Ma crainte était de savoir si j’allais réussir à m’intégrer. Le fait d’évoluer dans les médias m’a facilité la tâche. Bien sûr, parfois, je ressentais le syndrome de l’imposteur, car, à 25 ans seulement, je passais mon temps à interviewer des CEO. Mais j’ai fait peu à peu ma place et j’ai compris qu’en Suisse, où les gens sont plus réservés, on doit prendre l’initiative et nouer les contacts. Lors d’événements, j’étais souvent la seule femme présente, qui plus est d’origine asiatique, et, par la suite, j’y assistais enceinte. Autant dire que je ne passais pas inaperçue. Mais être différente m’a aussi aidée, car je représentais la diversité. Grâce à des rencontres lors de European Women in Tech ou du Forbes Women’s Summit, j’ai tissé un réseau solide de femmes dirigeantes.

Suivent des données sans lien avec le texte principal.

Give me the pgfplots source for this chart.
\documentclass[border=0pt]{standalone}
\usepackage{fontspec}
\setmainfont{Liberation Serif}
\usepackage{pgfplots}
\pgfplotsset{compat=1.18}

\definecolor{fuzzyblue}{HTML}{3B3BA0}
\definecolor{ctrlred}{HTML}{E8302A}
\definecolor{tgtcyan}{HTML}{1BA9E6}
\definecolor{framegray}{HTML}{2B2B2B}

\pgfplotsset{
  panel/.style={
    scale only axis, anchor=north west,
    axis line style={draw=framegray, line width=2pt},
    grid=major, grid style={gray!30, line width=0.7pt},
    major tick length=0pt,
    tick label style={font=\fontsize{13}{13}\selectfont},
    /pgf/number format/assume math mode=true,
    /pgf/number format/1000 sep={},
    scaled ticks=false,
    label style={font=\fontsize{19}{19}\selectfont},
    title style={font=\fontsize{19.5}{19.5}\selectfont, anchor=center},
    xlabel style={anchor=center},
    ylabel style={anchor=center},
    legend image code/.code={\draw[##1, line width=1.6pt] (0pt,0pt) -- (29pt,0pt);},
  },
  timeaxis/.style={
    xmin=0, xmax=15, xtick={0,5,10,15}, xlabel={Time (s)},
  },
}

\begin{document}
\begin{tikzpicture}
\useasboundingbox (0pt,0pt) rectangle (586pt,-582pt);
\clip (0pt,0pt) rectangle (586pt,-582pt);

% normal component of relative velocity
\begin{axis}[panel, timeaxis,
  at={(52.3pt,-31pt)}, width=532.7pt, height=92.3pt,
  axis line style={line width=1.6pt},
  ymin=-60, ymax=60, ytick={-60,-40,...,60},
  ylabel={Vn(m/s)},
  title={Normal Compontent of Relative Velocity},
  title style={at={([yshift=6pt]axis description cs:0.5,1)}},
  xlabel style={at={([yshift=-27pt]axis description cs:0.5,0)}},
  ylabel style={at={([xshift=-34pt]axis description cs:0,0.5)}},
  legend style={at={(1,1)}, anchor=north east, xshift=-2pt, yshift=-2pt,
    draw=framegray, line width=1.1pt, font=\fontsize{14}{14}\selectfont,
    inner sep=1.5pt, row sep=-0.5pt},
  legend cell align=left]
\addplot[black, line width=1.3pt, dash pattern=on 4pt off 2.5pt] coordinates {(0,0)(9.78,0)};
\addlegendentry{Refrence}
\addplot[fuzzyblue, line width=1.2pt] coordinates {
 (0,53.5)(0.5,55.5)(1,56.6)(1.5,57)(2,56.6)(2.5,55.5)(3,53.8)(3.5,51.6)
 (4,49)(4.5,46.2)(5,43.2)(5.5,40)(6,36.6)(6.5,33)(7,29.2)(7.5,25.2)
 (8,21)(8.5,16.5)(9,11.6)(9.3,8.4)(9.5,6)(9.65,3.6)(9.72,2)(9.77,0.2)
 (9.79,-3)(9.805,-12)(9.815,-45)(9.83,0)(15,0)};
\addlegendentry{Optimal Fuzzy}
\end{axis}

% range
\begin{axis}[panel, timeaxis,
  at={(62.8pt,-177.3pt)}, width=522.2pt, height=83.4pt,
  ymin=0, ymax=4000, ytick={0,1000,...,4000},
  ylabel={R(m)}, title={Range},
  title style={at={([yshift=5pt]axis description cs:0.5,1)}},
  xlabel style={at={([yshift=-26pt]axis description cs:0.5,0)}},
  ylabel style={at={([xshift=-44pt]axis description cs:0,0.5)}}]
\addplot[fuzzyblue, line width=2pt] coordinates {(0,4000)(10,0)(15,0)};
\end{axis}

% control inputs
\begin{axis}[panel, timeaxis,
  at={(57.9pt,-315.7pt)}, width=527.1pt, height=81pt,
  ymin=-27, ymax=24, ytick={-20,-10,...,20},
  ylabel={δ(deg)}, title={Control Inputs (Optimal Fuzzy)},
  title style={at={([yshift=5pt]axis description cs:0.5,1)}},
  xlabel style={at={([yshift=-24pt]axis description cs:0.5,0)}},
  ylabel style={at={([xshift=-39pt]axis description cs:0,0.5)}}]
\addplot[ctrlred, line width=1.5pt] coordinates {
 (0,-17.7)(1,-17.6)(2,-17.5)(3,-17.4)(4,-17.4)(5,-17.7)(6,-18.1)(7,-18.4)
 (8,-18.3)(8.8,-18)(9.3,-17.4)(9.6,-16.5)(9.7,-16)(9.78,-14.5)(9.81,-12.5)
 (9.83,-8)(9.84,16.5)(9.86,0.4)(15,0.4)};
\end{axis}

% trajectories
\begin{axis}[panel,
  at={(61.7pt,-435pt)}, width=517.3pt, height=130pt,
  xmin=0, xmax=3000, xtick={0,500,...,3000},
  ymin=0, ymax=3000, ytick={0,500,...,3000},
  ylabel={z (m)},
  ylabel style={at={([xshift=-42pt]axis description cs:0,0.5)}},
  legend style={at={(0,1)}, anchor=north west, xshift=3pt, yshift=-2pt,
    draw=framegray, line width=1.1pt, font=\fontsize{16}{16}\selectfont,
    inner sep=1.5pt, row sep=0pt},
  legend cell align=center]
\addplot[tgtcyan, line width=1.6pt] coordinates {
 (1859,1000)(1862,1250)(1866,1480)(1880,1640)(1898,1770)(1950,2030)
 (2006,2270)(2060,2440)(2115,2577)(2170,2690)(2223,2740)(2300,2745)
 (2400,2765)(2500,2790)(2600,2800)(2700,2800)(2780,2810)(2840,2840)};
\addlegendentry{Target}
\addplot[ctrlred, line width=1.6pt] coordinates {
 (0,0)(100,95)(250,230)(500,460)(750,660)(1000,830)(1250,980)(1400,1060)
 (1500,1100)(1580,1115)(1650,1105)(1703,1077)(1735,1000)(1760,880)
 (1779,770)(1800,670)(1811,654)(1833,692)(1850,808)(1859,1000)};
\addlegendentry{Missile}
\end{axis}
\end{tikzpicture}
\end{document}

J’aime avant tout tenter de percevoir qui est la personne et pas seulement son titre. D’ailleurs, lors de mon entretien avec Sergio Ermotti à Berne, qui reste un des moments forts de ma carrière car il venait d’annoncer qu’il reprenait la tête d’UBS, ma première question a été de lui demander comment il se sentait, lui, en tant que personne et pas seulement comme CEO. Je crois à l’importance de l’approche personnelle, montrer qui est l’homme ou la femme derrière sa position hiérarchique. La conférence LEGO Idea au Danemark, le Festival du film de Zurich ou des événements à Genève comme le World Chambers Congress – avec plus de 100 pays participants –, Watches and Wonders, Geneva Health Forum (HUG) ou encore Startup Days à Berne sont des rendez-vous que j’apprécie parce qu’ils sont extrêmement variés. Je peux parler devant un millier de personnes parfois, sans compter l’audience TV. J’ai appris à gérer mon stress et je n’ai pas peur de poser une question si quelque chose n’est pas clair. Il faut se dire que la plupart des gens dans la salle ou derrière leur écran n’ont pas compris non plus.

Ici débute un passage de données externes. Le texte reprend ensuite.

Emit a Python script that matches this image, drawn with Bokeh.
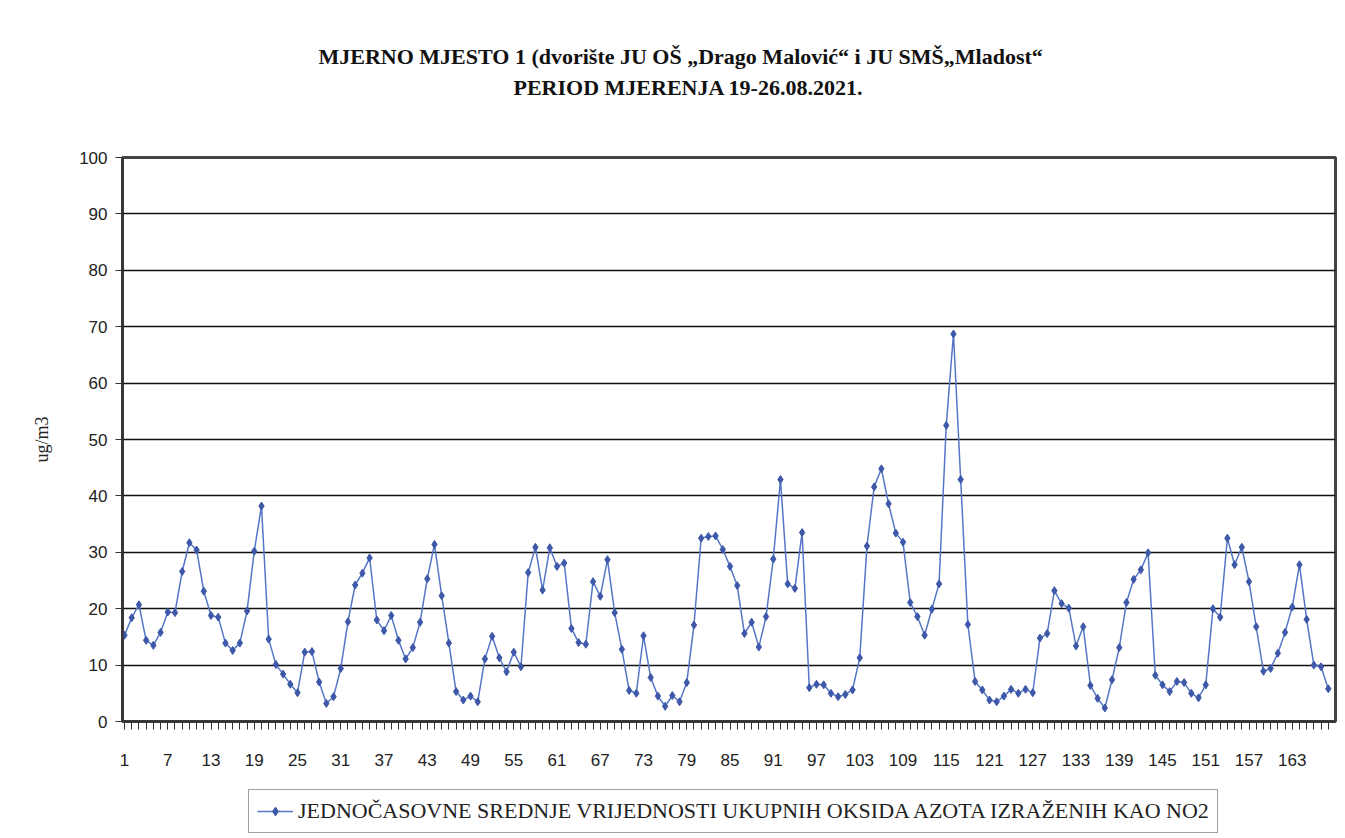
from bokeh.plotting import figure
from bokeh.layouts import column
from bokeh.models import Range1d, FixedTicker, Legend, LegendItem, Title
from bokeh.embed import file_html
from bokeh.resources import INLINE

# ---- data ----
hours = list(range(1, 169))
no2 = [
    15.3, 18.4, 20.7, 14.4, 13.5, 15.8, 19.4, 19.3, 26.6, 31.7,
    30.4, 23.1, 18.8, 18.5, 13.9, 12.6, 13.9, 19.6, 30.2, 38.2,
    14.6, 10.1, 8.4, 6.6, 5.1, 12.3, 12.4, 7.0, 3.2, 4.4,
    9.4, 17.7, 24.2, 26.3, 29.0, 18.0, 16.1, 18.8, 14.4, 11.1,
    13.1, 17.6, 25.3, 31.4, 22.3, 13.9, 5.3, 3.8, 4.5, 3.5,
    11.1, 15.1, 11.3, 8.8, 12.3, 9.7, 26.4, 30.9, 23.3, 30.8,
    27.5, 28.1, 16.5, 14.0, 13.7, 24.8, 22.2, 28.7, 19.3, 12.8,
    5.5, 5.0, 15.2, 7.8, 4.5, 2.7, 4.6, 3.5, 6.9, 17.1,
    32.5, 32.8, 32.9, 30.5, 27.5, 24.1, 15.6, 17.6, 13.2, 18.6,
    28.8, 42.9, 24.4, 23.6, 33.5, 6.0, 6.6, 6.5, 5.0, 4.4,
    4.8, 5.6, 11.3, 31.1, 41.6, 44.8, 38.6, 33.4, 31.8, 21.1,
    18.6, 15.3, 19.9, 24.4, 52.5, 68.7, 42.9, 17.2, 7.1, 5.6,
    3.8, 3.5, 4.5, 5.7, 5.0, 5.7, 5.1, 14.8, 15.6, 23.2,
    20.9, 20.1, 13.4, 16.8, 6.4, 4.1, 2.4, 7.4, 13.1, 21.1,
    25.2, 26.9, 29.9, 8.2, 6.5, 5.3, 7.1, 6.9, 5.0, 4.2,
    6.5, 20.0, 18.5, 32.5, 27.8, 30.9, 24.8, 16.8, 8.9, 9.4,
    12.1, 15.8, 20.3, 27.8, 18.1, 10.0, 9.7, 5.8,
]
x_tick_values = list(range(1, 169, 6))
x_tick_labels = [str(v) for v in x_tick_values]
y_tick_values = list(range(0, 101, 10))

title_line1 = "MJERNO MJESTO 1 (dvorište JU OŠ  „Drago Malović“ i  JU SMŠ„Mladost“"
title_line2 = "PERIOD MJERENJA 19-26.08.2021."
y_label = "ug/m3"
series_name = "JEDNOČASOVNE SREDNJE VRIJEDNOSTI UKUPNIH OKSIDA AZOTA IZRAŽENIH KAO NO2"

LINE_COLOR = "#5576c6"
MARK_COLOR = "#3d58a8"

# ---- main figure ----
p = figure(width=1340, height=780, output_backend="svg", toolbar_location=None,
           x_range=Range1d(0.72, 169.0), y_range=Range1d(0, 100),
           min_border_left=122, min_border_right=5, min_border_top=157,
           min_border_bottom=59)

p.background_fill_color = "white"
p.border_fill_color = "white"
p.outline_line_color = "#444444"
p.outline_line_width = 3

# x axis
p.xaxis.ticker = FixedTicker(ticks=x_tick_values, minor_ticks=hours)
p.xaxis.major_label_overrides = {v: l for v, l in zip(x_tick_values, x_tick_labels)}
p.xaxis.major_tick_in = 0
p.xaxis.major_tick_out = 8
p.xaxis.minor_tick_in = 0
p.xaxis.minor_tick_out = 8
p.xaxis.major_tick_line_color = "#333333"
p.xaxis.minor_tick_line_color = "#333333"
p.xaxis.axis_line_color = "#333333"
p.xaxis.axis_line_width = 2
p.xaxis.major_label_standoff = 24
p.xaxis.major_label_text_font = "Liberation Sans"
p.xaxis.major_label_text_font_size = "17px"
p.xaxis.major_label_text_color = "#222222"

# y axis
p.yaxis.ticker = FixedTicker(ticks=y_tick_values)
p.yaxis.minor_tick_line_color = None
p.yaxis.major_tick_in = 0
p.yaxis.major_tick_out = 7
p.yaxis.major_tick_line_color = "#333333"
p.yaxis.axis_line_color = "#333333"
p.yaxis.axis_line_width = 2
p.yaxis.major_label_standoff = 8
p.yaxis.major_label_text_font = "Liberation Sans"
p.yaxis.major_label_text_font_size = "17px"
p.yaxis.major_label_text_color = "#222222"
p.yaxis.axis_label = y_label
p.yaxis.axis_label_text_font = "Liberation Serif"
p.yaxis.axis_label_text_font_style = "normal"
p.yaxis.axis_label_text_font_size = "18px"
p.yaxis.axis_label_text_color = "#222222"
p.yaxis.axis_label_standoff = 24

# grid
p.xgrid.visible = False
p.ygrid.ticker = FixedTicker(ticks=y_tick_values)
p.ygrid.grid_line_color = "#111111"
p.ygrid.grid_line_width = 1.3

# series
p.line(hours, no2, line_color=LINE_COLOR, line_width=1.5)
p.scatter(hours, no2, marker="diamond", size=8,
          fill_color=MARK_COLOR, line_color=MARK_COLOR)

# titles (above: nearest to frame first)
p.add_layout(Title(text=" ", text_font_size="49px", standoff=0), "above")
p.add_layout(Title(text=title_line2, align="left", offset=391, standoff=4,
                   text_font="Liberation Serif", text_font_style="bold",
                   text_font_size="22px", text_color="#111111"), "above")
p.add_layout(Title(text=title_line1, align="left", offset=196, standoff=4,
                   text_font="Liberation Serif", text_font_style="bold",
                   text_font_size="22px", text_color="#111111"), "above")

# ---- legend strip ----
q = figure(width=1340, height=56, output_backend="svg", toolbar_location=None,
           x_range=Range1d(0, 1), y_range=Range1d(0, 1),
           x_axis_type=None, y_axis_type=None,
           min_border_left=0, min_border_right=0, min_border_top=0,
           min_border_bottom=0)
q.outline_line_color = None
q.xgrid.visible = False
q.ygrid.visible = False
q.border_fill_color = "white"
q.background_fill_color = "white"
# legend-sample renderers, kept outside the visible range of the strip
lg_line = q.line([-5, -4], [-5, -5], line_color=LINE_COLOR, line_width=1.5)
lg_mark = q.scatter([-5, -4], [-5, -5], marker="diamond", size=8,
                    fill_color=MARK_COLOR, line_color=MARK_COLOR)
legend = Legend(items=[LegendItem(label=series_name, renderers=[lg_line, lg_mark])],
                location=(126, 3),
                label_text_font="Liberation Serif", label_text_font_size="22px",
                label_text_color="#222222",
                border_line_color="#444444", border_line_width=1.5,
                glyph_width=36, glyph_height=22, label_height=22,
                padding=8, label_standoff=5, spacing=0, margin=0,
                background_fill_color="white", background_fill_alpha=1)
q.add_layout(legend)

layout = column(p, q, spacing=0)
open("out.html", "w").write(file_html(layout, INLINE))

Le WEF à Davos a été l’une de mes expériences de modératrice les plus enrichissantes. C’était sur la 5G, un sujet plutôt controversé. Dans ces cas-là, il faut rester factuel. Le plus difficile est de gérer les personnalités qui parlent sans discontinuer ou les introvertis.

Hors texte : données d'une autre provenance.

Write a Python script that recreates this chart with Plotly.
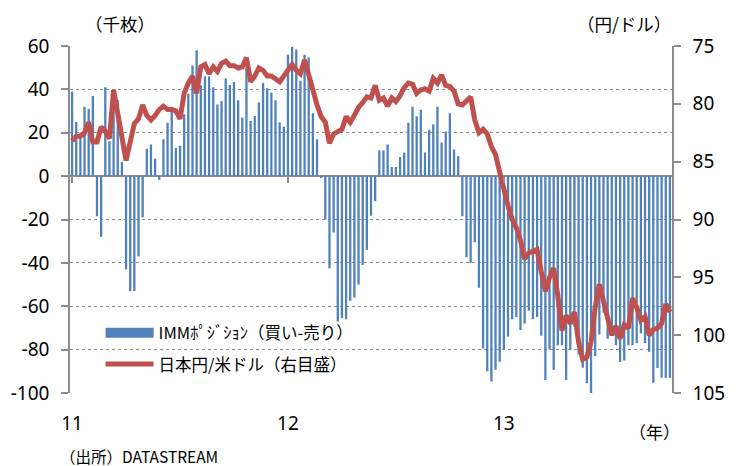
import plotly.graph_objects as go
import pandas as pd

# ---- data (weekly) ----
start_date = "2011-01-04"
imm_position = [
    39, 25, 20, 32, 31, 37, -18.5, -28, 41, 16,
    34, 35, 6.5, -43, -53, -53, -37, -19, 12.6, 14.6,
    8, -1.7, 17, 24.6, 32, 13, 14, 28.5, 38, 51,
    58, 42, 46, 46, 41, 33, 34.6, 45, 42, 43.4,
    35, 27, 50, 25.5, 27.7, 34, 43, 40.5, 38.5, 35,
    24.8, 22.8, 56, 59.6, 58.4, 44, 56, 54.7, 29, 17,
    -0.8, -20, -42.5, -26, -67, -65.5, -66, -57.5, -56, -50,
    -41, -34, -18.3, -11.5, 11.9, 11.9, 14.6, 4.2, 4.2, 8.8,
    10.8, 24.6, 32, 27.6, 30.6, 10.9, 21.4, 23.9, 32, 15.5,
    20.6, 29, 12.3, 9.2, -18.5, -37.4, -40, -30.5, -51.5, -79.5,
    -90, -94.7, -89.3, -85.6, -80, -74, -66, -65, -71, -68,
    -62, -66, -65, -73.6, -94, -80, -89.3, -78, -78, -94,
    -80, -69.5, -82.3, -88.3, -95.5, -100, -83, -73, -63, -75,
    -73, -78, -85.7, -85, -78, -78, -77, -72.5, -77, -81,
    -95.3, -88.5, -93, -93, -93,
]
usdjpy = [
    83.2, 82.8, 82.8, 82.5, 81.6, 83.3, 83.3, 82.0, 82.4, 83.0,
    78.8, 80.8, 83.2, 84.9, 83.3, 81.7, 81.3, 80.1, 81.0, 81.4,
    81.0, 80.5, 80.2, 80.5, 80.5, 80.6, 81.3, 79.1, 78.2, 77.6,
    79.1, 76.8, 76.6, 77.4, 76.8, 77.2, 76.5, 76.3, 76.7, 76.7,
    76.9, 76.8, 76.0, 78.1, 77.6, 76.9, 77.1, 77.6, 77.6, 77.8,
    78.1, 77.6, 77.0, 76.6, 77.1, 77.4, 76.2, 77.6, 79.0, 80.1,
    81.1, 81.6, 83.4, 82.6, 82.4, 82.2, 81.1, 81.6, 81.0, 80.3,
    79.9, 79.4, 79.5, 78.4, 79.7, 79.5, 80.2, 79.5, 79.8, 79.3,
    78.6, 78.2, 78.3, 79.1, 78.8, 78.7, 78.9, 77.8, 78.2, 77.5,
    78.4, 78.5, 78.9, 80.0, 80.1, 79.8, 79.4, 81.4, 82.5, 82.2,
    82.6, 83.7, 84.4, 85.9, 87.5, 88.8, 90.0, 90.7, 91.8, 93.4,
    92.9, 92.8, 92.6, 94.5, 96.2, 95.0, 94.2, 96.6, 99.6, 98.3,
    99.0, 98.0, 100.6, 102.1, 101.9, 100.6, 97.6, 95.6, 97.2, 98.5,
    100.0, 99.2, 100.3, 99.1, 99.4, 96.8, 97.6, 98.7, 98.4, 100.0,
    99.5, 99.4, 99.0, 97.3, 98.0,
]
year_tick_dates = ["2011-01-04", "2012-01-03", "2013-01-01"]
year_tick_labels = ["11", "12", "13"]
left_ticks = [-100, -80, -60, -40, -20, 0, 20, 40, 60]
left_tick_labels = ["-100", "-80", "-60", "-40", "-20", "0", "20", "40", "60"]
right_ticks = [75, 80, 85, 90, 95, 100, 105]

name_bar = "IMMﾎﾟｼﾞｼｮﾝ（買い-売り）"
name_line = "日本円/米ドル（右目盛）"

dates = pd.date_range(start_date, periods=len(imm_position), freq="7D")
half_week = pd.Timedelta(days=3.5)
x_range = [dates[0] - half_week, dates[-1] + half_week]

FONT = "Noto Sans CJK JP"
NUMFONT = "Noto Sans"
GREY = "#8C8C8C"
BLUE = "#4F81BD"
RED = "#C0504D"

fig = go.Figure()
fig.add_trace(go.Bar(
    x=dates, y=imm_position, name=name_bar, showlegend=False,
    marker=dict(color=BLUE, line=dict(width=0)),
    xaxis="x", yaxis="y",
))
# legend swatch for the bar series (wide rectangle as in the reference)
fig.add_trace(go.Scatter(
    x=[None], y=[None], mode="lines", name=name_bar, legendgroup="a",
    line=dict(color=BLUE, width=14), xaxis="x", yaxis="y",
))
fig.add_trace(go.Scatter(
    x=dates, y=usdjpy, mode="lines", name=name_line, legendgroup="b",
    line=dict(color=RED, width=5), xaxis="x2", yaxis="y2",
))

# the page body adds an 8px offset, so the figure is 8px smaller and margins shifted
fig.update_layout(
    width=739, height=458,
    margin=dict(l=62, r=75, t=38, b=73, autoexpand=False),
    paper_bgcolor="white", plot_bgcolor="white",
    font=dict(family=FONT, size=16, color="black"),
    bargap=0.45,
    showlegend=True,
    legend=dict(
        x=0.0508, y=0.2235, xanchor="left", yanchor="top",
        bgcolor="rgba(0,0,0,0)", font=dict(size=16.5, family=FONT),
        itemwidth=48, tracegroupgap=7, traceorder="grouped",
    ),
    xaxis=dict(
        type="date", range=x_range, automargin=False,
        tickvals=year_tick_dates, ticktext=year_tick_labels,
        ticks="", showgrid=False, zeroline=False, showline=False,
        tickfont=dict(size=19, family=NUMFONT), ticklabelstandoff=17,
    ),
    xaxis2=dict(
        type="date", overlaying="x", matches="x", anchor="free", position=0.625,
        side="bottom", tickvals=year_tick_dates, showticklabels=False,
        ticks="outside", ticklen=6, tickwidth=1.5, tickcolor=GREY,
        showgrid=False, zeroline=False, showline=False, automargin=False,
    ),
    yaxis=dict(
        range=[-100, 60], tickvals=left_ticks, ticktext=left_tick_labels,
        automargin=False,
        showgrid=True, gridcolor=GREY, griddash="dot", gridwidth=1,
        zeroline=True, zerolinecolor=GREY, zerolinewidth=1.5,
        showline=True, linecolor=GREY, linewidth=1.5,
        ticks="outside", ticklen=7, tickcolor=GREY, tickwidth=1.5,
        tickfont=dict(size=19, family=NUMFONT), ticklabelstandoff=8,
    ),
    yaxis2=dict(
        overlaying="y", side="right", anchor="x2", range=[105, 75],
        tickvals=right_ticks, showgrid=False, zeroline=False, automargin=False,
        showline=True, linecolor=GREY, linewidth=1.5,
        ticks="outside", ticklen=7, tickcolor=GREY, tickwidth=1.5,
        tickfont=dict(size=19, family=NUMFONT), ticklabelstandoff=8,
    ),
    annotations=[
        dict(text="（千枚）", xref="paper", yref="paper", x=0.0, y=1.0,
             xanchor="left", yanchor="bottom", yshift=8, xshift=13,
             showarrow=False, font=dict(size=17.5)),
        dict(text="（円/ドル）", xref="paper", yref="paper", x=1.0, y=1.0,
             xanchor="right", yanchor="bottom", yshift=8, xshift=1,
             showarrow=False, font=dict(size=17.5)),
        dict(text="（年）", xref="paper", yref="paper", x=1.0, y=0,
             xanchor="right", yanchor="top", yshift=-24, xshift=10,
             showarrow=False, font=dict(size=17)),
        dict(text="（出所）DATASTREAM", xref="paper", yref="paper", x=0, y=0,
             xanchor="left", yanchor="top", yshift=-50, xshift=-12,
             showarrow=False, font=dict(size=15.5)),
    ],
)

fig.write_html("out.html")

Aujourd’hui, je ne travaille plus chez CNN Money Switzerland, car l’entreprise a fait faillite. Le monde des médias est en crise. Le temps où tout le monde se mettait devant le poste TV pour suivre les infos est terminé. Je ne suis pas sûre qu’on trouvera un modèle rentable à long terme. Pour se faire une place, un journaliste doit désormais maîtriser de multiples métiers et se former continuellement. Je suis à présent à mon compte, j’écris ou je fais des reportages filmés pour Forbes ou l’IMD notamment, en plus des modérations entre Genève et Zurich principalement, ou ailleurs en Europe. Genève est plus axée sur l’horlogerie, la crypto et le business global, alors que Zurich est davantage dans la finance et la tech. Dans l’immédiat, je vais accoucher de mon deuxième enfant. Mais je prévois des événements en Suisse romande en septembre et j’adorerais interviewer Hanneke Faber, la CEO de Logitech.»